I used PyTupleWriter as an example, because it has the simplest API, but the writers for strings and bytes share the same flaw: unnecessary heap allocation.

I’m in favour of adding the writer APIs, because they allow us to change the internal representation, but if we are to expect people to use them, we should make them as efficient as possible.

I’ll redo my initial example using the existing PyBytesWriter API.
Old style:

PyObject *b = PyBytes_FromStringAndSize(NULL, 20);
// Handle error case
char *ptr = PyBytes_AsString(b);
memcpy(ptr, text, 20);

With PyBytesWriter:

PyBytesWriter *w = PyBytesWriter_Create(20);
// Handle error case
void *ptr = PyBytesWriter_GetData(w);
memcpy(ptr, text, 20);
b = PyBytesWriter_Finish(w);
// Handle error case

There is no need to heap allocate the writer.
We should also guarantee success for writers with the correctly allocated size, although this is less import here than the tuple case.
Like this:

PyBytesWriter w;
PyBytesWriter_Init(&w, 20);
// Handle error case
PyBytesWriter_WriteBytes(&w, text, 20);
b = PyBytesWriter_Finish(&w);

encukou · October 13, 2025, 3:06pm

IMO, this is fine API level. It does want an optimization where PyBytesWriter_Finish doesn’t allocate, but reuses the writer’s memory.
But, turns out it was fast enough without that optimization.

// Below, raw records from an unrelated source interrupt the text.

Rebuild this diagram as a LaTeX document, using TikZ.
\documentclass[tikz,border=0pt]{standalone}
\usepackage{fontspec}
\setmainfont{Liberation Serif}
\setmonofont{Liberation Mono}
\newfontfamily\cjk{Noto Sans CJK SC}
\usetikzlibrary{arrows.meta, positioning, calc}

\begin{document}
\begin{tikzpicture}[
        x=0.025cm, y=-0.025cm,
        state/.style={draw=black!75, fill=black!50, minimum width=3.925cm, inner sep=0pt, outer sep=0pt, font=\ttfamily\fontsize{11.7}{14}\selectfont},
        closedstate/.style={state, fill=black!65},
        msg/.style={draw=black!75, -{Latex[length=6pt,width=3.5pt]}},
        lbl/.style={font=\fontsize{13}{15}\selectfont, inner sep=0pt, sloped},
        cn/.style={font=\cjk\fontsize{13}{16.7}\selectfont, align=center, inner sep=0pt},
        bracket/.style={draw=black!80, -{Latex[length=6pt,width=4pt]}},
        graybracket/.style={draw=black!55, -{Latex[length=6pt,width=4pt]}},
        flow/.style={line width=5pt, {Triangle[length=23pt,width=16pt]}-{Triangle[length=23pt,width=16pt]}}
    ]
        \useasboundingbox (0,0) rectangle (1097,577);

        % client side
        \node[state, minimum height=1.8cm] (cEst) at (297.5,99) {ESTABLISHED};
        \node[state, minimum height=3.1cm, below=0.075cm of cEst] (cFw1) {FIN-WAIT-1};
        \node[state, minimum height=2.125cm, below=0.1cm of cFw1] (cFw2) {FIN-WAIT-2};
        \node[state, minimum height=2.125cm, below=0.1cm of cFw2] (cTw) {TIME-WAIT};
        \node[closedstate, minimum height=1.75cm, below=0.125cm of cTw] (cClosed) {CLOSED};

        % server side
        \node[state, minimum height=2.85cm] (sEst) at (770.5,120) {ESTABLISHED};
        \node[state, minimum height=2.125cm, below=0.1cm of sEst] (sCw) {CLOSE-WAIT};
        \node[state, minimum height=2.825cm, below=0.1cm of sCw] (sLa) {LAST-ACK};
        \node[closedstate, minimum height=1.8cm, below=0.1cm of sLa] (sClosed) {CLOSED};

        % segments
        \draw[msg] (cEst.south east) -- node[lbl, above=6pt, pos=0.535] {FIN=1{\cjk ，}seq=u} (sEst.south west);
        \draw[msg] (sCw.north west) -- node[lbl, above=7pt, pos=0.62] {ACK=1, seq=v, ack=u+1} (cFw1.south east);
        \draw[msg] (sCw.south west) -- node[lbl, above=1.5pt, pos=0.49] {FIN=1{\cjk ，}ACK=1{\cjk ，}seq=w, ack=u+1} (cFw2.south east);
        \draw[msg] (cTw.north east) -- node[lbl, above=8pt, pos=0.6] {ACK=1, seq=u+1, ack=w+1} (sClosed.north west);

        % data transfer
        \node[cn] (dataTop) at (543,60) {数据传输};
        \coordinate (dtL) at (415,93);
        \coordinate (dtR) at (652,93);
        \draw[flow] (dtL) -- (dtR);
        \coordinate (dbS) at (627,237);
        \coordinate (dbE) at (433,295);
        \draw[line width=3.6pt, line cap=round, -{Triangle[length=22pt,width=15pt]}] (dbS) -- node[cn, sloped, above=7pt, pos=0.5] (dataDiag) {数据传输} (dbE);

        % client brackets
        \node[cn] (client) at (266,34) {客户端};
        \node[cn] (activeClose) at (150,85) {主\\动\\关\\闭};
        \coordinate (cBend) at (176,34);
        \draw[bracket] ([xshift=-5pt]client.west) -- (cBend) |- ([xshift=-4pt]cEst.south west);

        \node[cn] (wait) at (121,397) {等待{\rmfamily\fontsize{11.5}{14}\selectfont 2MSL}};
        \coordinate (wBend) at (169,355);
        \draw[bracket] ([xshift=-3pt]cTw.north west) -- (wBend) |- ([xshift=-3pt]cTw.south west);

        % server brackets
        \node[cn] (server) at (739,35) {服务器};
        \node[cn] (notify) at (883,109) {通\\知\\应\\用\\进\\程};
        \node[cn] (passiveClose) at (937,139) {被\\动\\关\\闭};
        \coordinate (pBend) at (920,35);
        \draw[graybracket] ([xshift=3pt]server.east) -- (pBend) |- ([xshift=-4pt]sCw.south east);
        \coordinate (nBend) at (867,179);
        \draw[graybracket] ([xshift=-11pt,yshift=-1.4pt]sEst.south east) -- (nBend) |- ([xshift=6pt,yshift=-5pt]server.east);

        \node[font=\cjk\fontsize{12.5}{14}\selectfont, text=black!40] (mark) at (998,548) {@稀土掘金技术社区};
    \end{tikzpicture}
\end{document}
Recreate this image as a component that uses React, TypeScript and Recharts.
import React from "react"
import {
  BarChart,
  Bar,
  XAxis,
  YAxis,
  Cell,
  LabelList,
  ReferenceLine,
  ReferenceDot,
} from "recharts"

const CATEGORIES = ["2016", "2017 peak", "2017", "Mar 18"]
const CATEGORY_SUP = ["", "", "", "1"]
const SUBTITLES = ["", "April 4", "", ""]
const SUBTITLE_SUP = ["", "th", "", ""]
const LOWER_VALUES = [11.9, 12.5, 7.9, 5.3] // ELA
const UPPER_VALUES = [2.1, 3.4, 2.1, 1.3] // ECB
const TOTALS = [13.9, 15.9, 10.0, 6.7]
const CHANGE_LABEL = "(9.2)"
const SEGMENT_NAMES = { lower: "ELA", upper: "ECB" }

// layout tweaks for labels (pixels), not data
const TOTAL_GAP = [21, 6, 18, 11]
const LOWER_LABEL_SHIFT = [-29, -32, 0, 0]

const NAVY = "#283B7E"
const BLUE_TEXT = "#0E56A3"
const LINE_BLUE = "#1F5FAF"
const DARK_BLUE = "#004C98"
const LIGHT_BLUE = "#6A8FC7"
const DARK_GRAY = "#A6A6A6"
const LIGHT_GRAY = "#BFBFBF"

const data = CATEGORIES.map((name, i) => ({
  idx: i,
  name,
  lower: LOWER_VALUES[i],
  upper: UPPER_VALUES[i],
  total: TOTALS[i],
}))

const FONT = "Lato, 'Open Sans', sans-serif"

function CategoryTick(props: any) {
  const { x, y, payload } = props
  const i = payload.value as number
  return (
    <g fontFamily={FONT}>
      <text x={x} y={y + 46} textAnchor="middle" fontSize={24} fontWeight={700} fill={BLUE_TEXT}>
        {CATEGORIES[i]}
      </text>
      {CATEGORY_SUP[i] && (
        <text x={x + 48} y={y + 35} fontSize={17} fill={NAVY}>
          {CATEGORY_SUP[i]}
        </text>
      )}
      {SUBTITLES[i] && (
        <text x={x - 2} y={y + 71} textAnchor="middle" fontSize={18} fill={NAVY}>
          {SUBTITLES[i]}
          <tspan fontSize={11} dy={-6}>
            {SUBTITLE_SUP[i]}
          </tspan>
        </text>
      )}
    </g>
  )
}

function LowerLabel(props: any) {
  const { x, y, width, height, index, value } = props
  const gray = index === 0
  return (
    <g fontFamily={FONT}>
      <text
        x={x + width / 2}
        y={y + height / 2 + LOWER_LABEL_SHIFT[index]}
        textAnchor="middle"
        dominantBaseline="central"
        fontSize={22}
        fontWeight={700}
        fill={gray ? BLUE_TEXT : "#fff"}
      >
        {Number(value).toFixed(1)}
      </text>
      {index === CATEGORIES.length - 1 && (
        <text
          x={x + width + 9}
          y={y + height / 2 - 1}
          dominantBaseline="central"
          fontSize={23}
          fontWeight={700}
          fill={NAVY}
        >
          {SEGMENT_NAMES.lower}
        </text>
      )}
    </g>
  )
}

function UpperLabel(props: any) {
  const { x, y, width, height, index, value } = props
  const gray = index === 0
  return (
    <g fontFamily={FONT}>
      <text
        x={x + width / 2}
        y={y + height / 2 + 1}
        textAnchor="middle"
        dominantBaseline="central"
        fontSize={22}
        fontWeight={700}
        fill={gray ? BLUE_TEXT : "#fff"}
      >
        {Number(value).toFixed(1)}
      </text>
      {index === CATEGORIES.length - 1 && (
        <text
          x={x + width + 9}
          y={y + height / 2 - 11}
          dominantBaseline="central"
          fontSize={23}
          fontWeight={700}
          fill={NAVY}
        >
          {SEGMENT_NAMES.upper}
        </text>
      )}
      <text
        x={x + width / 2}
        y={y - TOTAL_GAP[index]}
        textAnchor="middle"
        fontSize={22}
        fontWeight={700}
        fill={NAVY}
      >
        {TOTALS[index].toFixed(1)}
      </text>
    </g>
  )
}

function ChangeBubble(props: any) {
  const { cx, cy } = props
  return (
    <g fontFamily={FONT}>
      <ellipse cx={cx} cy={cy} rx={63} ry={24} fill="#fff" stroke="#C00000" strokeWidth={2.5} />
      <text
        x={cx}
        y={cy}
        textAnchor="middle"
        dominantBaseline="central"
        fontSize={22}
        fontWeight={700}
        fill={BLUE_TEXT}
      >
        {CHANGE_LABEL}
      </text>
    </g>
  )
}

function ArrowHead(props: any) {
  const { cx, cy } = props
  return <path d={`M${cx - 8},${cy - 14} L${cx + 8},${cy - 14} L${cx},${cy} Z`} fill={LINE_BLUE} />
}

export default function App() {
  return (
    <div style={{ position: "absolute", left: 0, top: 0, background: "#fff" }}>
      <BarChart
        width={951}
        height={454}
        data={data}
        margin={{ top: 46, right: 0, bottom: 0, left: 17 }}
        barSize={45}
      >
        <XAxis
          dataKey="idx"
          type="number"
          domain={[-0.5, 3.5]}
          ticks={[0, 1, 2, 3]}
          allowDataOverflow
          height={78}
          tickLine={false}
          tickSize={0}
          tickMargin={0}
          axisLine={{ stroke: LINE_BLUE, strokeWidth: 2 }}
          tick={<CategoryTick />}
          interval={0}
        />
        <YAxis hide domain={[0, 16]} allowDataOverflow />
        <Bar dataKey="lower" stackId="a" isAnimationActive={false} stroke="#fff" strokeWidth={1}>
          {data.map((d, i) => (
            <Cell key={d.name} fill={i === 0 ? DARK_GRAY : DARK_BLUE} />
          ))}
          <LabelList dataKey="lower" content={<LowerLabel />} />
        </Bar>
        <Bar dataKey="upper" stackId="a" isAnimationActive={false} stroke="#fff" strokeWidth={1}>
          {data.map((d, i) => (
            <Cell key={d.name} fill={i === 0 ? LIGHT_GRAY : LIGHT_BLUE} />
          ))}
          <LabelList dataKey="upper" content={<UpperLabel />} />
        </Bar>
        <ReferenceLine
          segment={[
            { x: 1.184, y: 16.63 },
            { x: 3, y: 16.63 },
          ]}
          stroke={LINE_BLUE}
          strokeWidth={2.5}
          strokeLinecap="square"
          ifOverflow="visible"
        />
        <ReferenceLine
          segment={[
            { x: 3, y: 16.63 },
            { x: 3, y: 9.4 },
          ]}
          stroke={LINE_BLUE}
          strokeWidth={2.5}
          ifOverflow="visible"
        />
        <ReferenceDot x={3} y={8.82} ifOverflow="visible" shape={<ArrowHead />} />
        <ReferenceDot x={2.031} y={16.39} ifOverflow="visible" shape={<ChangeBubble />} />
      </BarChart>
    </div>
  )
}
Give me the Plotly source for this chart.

markshannon · October 14, 2025, 8:32am

What does “fast enough” mean? Who determines what is fast enough?
Why not make it as fast as we can (within the constraints of keeping a portable, usable API)?

vstinner · October 14, 2025, 7:17pm

I wrote PR gh-140129 which allocates PyTupleWriter on the stack memory, instead of the heap memory.

Benchmark comparing PyTuple_SET_ITEM() to PyTupleWriter_AddSteal() where heap is PR gh-139891 and stack is this PR gh-140129.

Benchmark	tuple	heap	stack
tuple-1	31.3 ns	42.3 ns: 1.35x slower	39.1 ns: 1.25x slower
tuple-5	51.0 ns	70.4 ns: 1.38x slower	65.2 ns: 1.28x slower
tuple-10	74.6 ns	106 ns: 1.41x slower	96.7 ns: 1.30x slower
tuple-100	567 ns	803 ns: 1.42x slower	754 ns: 1.33x slower
tuple-1000	5.52 us	7.73 us: 1.40x slower	7.33 us: 1.33x slower
Geometric mean	(ref)	1.39x slower	1.30x slower

Comparison of stack to heap:

Benchmark	heap	stack
tuple-1	42.3 ns	39.1 ns: 1.08x faster
tuple-5	70.4 ns	65.2 ns: 1.08x faster
tuple-10	106 ns	96.7 ns: 1.09x faster
tuple-100	803 ns	754 ns: 1.07x faster
tuple-1000	7.73 us	7.33 us: 1.05x faster
Geometric mean	(ref)	1.07x faster

So yeah, the stack memory flavor is faster. I still prefer the heap flavor since it gives more freedom to change PyTupleWriter structure in the future (don’t need to hardcode the structure size in the ABI)

malemburg · October 14, 2025, 7:27pm

As a data point from practical use of tuple creation:

Most uses in my code are for small tuples (2-5 items) stored in lists and used for e.g. representing parsing output, or tuples which represent database query rows (most in the range of 2-50; only few going up to 100 or 200), also stored in lists.

The tuples are usually all the same length in those lists.

I use PyTuple_SET_ITEM() for most of those use cases. I would not want to switch to an API which is 30-40% slower.

vstinner · October 14, 2025, 8:23pm

As I wrote before, PyTupleWriter is for code which uses currently _PyTuple_Resize(): when the input length is not known in advance.